In contrast to media in the US, Beijing has heavily censored news coverage and public discussion of the trade war since Trump first imposed punitive tariffs on Chinese goods last July.
So much so that the US-China trade war was one of the most censored topics last year on China’s widely popular WeChat app, according to WeChatscope, a research project by the University of Hong Kong’s Journalism and Media Studies Centre.
Nevertheless, screenshots of Trump’s tweets and international media reports on the trade talks have been circulated widely on Chinese social media platforms.
News about the negotiations has also affected China’s share markets. For example, shares fell 5.6 per cent in Shanghai and 7.5 per cent in Shenzhen the day after Trump’s May 5 threat to impose extra tariffs on Chinese goods.
“Beijing has disclosed little information about the talks in the past year and has found no narrative [of its own] … so people are following Trump’s comments,” Wu said.
“Trump’s tweets can cause major reactions in China … on social media, the stock markets.

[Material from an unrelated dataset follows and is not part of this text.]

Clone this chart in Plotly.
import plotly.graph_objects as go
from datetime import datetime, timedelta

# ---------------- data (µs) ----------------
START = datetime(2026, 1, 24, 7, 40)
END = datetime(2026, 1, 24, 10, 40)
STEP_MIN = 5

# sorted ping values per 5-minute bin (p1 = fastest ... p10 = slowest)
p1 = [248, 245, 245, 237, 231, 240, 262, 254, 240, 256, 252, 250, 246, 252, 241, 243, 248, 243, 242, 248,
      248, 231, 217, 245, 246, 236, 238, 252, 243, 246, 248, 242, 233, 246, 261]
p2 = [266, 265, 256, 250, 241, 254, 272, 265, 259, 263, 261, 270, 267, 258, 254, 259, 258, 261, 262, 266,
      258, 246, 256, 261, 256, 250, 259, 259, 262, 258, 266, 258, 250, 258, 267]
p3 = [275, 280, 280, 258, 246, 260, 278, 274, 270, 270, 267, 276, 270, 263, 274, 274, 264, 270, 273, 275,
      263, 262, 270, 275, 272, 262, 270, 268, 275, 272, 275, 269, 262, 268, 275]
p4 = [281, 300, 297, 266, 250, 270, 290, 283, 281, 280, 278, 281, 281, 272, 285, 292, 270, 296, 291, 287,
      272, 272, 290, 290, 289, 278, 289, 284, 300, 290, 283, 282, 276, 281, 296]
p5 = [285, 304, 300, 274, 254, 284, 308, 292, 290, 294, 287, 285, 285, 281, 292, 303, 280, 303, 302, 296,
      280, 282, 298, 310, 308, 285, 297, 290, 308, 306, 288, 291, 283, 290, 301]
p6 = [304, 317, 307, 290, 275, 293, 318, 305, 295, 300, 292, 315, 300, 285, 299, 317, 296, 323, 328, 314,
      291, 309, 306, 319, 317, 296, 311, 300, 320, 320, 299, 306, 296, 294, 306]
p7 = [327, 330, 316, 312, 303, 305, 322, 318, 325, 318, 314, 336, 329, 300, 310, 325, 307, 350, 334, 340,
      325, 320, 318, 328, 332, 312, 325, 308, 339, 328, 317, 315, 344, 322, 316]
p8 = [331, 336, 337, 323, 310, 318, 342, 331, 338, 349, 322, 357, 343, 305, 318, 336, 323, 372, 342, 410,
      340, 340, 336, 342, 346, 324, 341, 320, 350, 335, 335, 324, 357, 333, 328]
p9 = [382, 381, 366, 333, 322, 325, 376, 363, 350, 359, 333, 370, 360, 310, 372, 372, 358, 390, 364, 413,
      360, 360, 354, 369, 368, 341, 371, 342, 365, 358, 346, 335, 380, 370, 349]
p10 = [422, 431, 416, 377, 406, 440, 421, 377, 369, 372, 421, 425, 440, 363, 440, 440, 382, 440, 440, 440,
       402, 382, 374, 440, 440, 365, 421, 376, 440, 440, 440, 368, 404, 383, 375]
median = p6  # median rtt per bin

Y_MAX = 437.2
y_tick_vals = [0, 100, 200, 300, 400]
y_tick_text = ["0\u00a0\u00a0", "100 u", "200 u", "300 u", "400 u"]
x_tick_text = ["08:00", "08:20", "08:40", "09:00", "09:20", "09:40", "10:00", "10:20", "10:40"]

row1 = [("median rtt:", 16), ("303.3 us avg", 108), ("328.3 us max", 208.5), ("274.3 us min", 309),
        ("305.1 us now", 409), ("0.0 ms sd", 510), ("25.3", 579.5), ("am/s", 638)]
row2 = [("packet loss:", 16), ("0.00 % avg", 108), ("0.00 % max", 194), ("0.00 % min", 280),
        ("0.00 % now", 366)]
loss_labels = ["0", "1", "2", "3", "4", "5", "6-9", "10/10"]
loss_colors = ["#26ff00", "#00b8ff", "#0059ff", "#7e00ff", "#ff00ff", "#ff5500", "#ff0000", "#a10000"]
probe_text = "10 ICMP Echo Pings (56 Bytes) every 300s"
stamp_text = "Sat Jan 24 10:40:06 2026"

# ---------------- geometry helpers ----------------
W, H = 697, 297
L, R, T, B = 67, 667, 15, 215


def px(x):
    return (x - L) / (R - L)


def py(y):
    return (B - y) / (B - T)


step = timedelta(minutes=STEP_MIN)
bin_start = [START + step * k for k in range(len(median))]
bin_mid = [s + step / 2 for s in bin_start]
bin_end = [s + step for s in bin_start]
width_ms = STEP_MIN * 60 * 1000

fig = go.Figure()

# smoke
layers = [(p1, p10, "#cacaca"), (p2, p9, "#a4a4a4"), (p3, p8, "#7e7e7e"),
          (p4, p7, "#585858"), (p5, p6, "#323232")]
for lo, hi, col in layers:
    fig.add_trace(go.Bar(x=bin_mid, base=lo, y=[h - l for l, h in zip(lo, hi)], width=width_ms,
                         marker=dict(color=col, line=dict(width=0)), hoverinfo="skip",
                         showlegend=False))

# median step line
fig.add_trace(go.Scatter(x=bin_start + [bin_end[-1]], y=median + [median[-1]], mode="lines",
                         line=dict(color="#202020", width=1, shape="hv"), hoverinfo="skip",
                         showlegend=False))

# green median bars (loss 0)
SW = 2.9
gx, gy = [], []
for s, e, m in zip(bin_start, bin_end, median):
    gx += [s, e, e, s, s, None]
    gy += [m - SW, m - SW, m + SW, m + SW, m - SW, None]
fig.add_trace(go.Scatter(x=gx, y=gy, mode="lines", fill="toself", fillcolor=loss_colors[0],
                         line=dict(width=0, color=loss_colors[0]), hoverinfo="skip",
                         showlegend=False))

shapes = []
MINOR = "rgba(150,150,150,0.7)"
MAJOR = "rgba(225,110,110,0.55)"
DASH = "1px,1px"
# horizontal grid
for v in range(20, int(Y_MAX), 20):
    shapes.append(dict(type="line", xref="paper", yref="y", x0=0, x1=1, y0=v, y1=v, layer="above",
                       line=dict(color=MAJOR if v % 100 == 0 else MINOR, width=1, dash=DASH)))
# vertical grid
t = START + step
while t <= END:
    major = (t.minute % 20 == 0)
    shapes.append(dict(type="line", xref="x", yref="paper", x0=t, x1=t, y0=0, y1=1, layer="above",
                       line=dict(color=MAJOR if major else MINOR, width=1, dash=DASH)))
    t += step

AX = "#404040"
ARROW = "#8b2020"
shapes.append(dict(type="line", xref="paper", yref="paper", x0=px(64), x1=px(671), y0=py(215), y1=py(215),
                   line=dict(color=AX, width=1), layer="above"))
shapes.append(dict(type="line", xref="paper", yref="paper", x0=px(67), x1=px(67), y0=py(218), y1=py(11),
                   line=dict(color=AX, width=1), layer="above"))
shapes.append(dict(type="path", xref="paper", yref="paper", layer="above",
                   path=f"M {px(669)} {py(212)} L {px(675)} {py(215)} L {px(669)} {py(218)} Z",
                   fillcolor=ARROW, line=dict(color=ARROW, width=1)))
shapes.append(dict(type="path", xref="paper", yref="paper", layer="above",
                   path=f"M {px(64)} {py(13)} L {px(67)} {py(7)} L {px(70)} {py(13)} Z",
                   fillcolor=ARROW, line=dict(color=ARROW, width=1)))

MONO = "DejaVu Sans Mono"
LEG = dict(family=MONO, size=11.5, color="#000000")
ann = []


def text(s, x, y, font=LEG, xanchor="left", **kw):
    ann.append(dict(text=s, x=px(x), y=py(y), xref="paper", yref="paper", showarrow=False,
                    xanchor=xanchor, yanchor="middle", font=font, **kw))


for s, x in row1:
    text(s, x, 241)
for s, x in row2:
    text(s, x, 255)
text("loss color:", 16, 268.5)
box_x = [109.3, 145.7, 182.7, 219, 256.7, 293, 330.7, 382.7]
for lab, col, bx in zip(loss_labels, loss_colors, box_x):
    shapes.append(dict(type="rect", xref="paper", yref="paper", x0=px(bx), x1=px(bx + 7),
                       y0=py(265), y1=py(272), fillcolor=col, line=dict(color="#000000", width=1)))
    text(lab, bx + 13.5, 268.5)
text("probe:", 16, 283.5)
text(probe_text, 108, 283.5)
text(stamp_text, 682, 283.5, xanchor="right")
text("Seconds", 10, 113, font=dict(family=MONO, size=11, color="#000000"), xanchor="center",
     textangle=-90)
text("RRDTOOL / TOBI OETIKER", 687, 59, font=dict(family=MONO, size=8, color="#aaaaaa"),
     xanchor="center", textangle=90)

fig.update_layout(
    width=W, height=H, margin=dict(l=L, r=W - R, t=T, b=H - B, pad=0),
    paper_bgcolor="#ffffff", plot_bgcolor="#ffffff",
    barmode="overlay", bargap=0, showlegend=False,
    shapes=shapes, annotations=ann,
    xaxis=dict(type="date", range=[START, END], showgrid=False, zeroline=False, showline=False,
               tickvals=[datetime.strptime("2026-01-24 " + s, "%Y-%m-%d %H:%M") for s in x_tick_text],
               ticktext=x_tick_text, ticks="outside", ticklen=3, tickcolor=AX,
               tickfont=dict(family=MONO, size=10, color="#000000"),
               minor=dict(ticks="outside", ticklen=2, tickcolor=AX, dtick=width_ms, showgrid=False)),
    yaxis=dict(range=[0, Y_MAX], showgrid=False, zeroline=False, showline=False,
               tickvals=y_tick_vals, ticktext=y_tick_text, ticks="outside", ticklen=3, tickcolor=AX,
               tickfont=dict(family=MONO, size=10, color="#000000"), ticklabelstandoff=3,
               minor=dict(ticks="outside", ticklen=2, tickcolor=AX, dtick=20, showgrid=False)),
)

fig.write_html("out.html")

They can even spook [People’s Daily sister tabloid] Global Times into responding with its own commentaries.”
When Trump tweeted about his plan to more than double tariffs on US$200 billion of Chinese goods, White House officials and advisers were quick to criticise Beijing for backtracking on its promises.
But for days, there was no line from the top in China and state media resorted to repeating statements that the trade talks would continue.
It was only after the tariffs went into effect five days later that Chinese Vice-Premier Liu He, Beijing’s top negotiator for the trade talks, gave the Chinese side of the story – and even then only to selected Chinese media.
Renmin University US affairs specialist Shi Yinhong said the delay highlighted China’s dilemma with revealing information.
“The story had been told by the US side, with their narrative and from their position, so Liu had to explain why a deal couldn’t be reached at the last moment,” Shi said.
“Obviously the Chinese side was not willing to disclose its own bottom line [for the talks].
“[It was concerned that] it would stir up further tension with the US if it revealed too much. Almost all governments face the same dilemma in dealing with Trump.”
A bureau chief with a Chinese state news service said staff were repeatedly warned against revealing developments in the trade talks.
“The developments are highly confidential,” the bureau chief said. “If information is leaked, people will be held responsible. No one dares to break the rule.”
But China is not alone in being tripped up by Trump’s tweets, according to Richard McGregor, a China specialist with the Lowy Institute, a Sydney-based think tank.
It was also not likely to come up with new ways to deal with their impact, he said.
“Nobody in the US has yet learned how to manage the impact of Trump’s tweets, so I am not surprised that China hasn’t either,” McGregor said.
“[Chinese President] Xi [Jinping] is obviously not going to start to tweet himself with any spontaneity … China will have to keep relying on the heavy weapons of its own state media, along with its skill in managing social media.”
Trump’s tweets might have succeeded in causing confusion in China, but two veteran China watchers in the US said the tactics did not necessarily give Washington the advantage in talks.
Stephen Orlins, president of the National Committee on United States-China Relations, said that releasing details of the negotiations would only make a deal less likely.
“China 101 teaches you that if you want to make a deal, you make your representations privately,” Orlins said in an interview with CNN. “When you put their backs to the wall, it decreases the odds of a deal.”
That caution was echoed by Ryan Hass, who directed China policy for the National Security Council during the administration of Barack Obama.
Hass said Trump was making it easier for Xi to deflect blame by accusing the US of unilateral brinkmanship.
In the meantime, Beijing has ramped up its nationalistic rhetoric, publishing a series of commentaries and editorials on state media blaming Washington for the latest escalation.
On Friday, People’s Daily ran a front-page commentary saying the trade war with the United States would not bring China to its knees.
Chinese state television has also had a war theme this week, airing three movies on the 1950-1953 Korean war in which Chinese troops came to the North’s aid while the United States supported the South.
“The change in language reflects their evolving views of the likelihood of a deal. In other words, they are getting more pessimistic,” McGregor said.
“If the two sides do settle in for a prolonged fight, Beijing needs public support and the best way to do that is to pump up the nationalistic rhetoric.”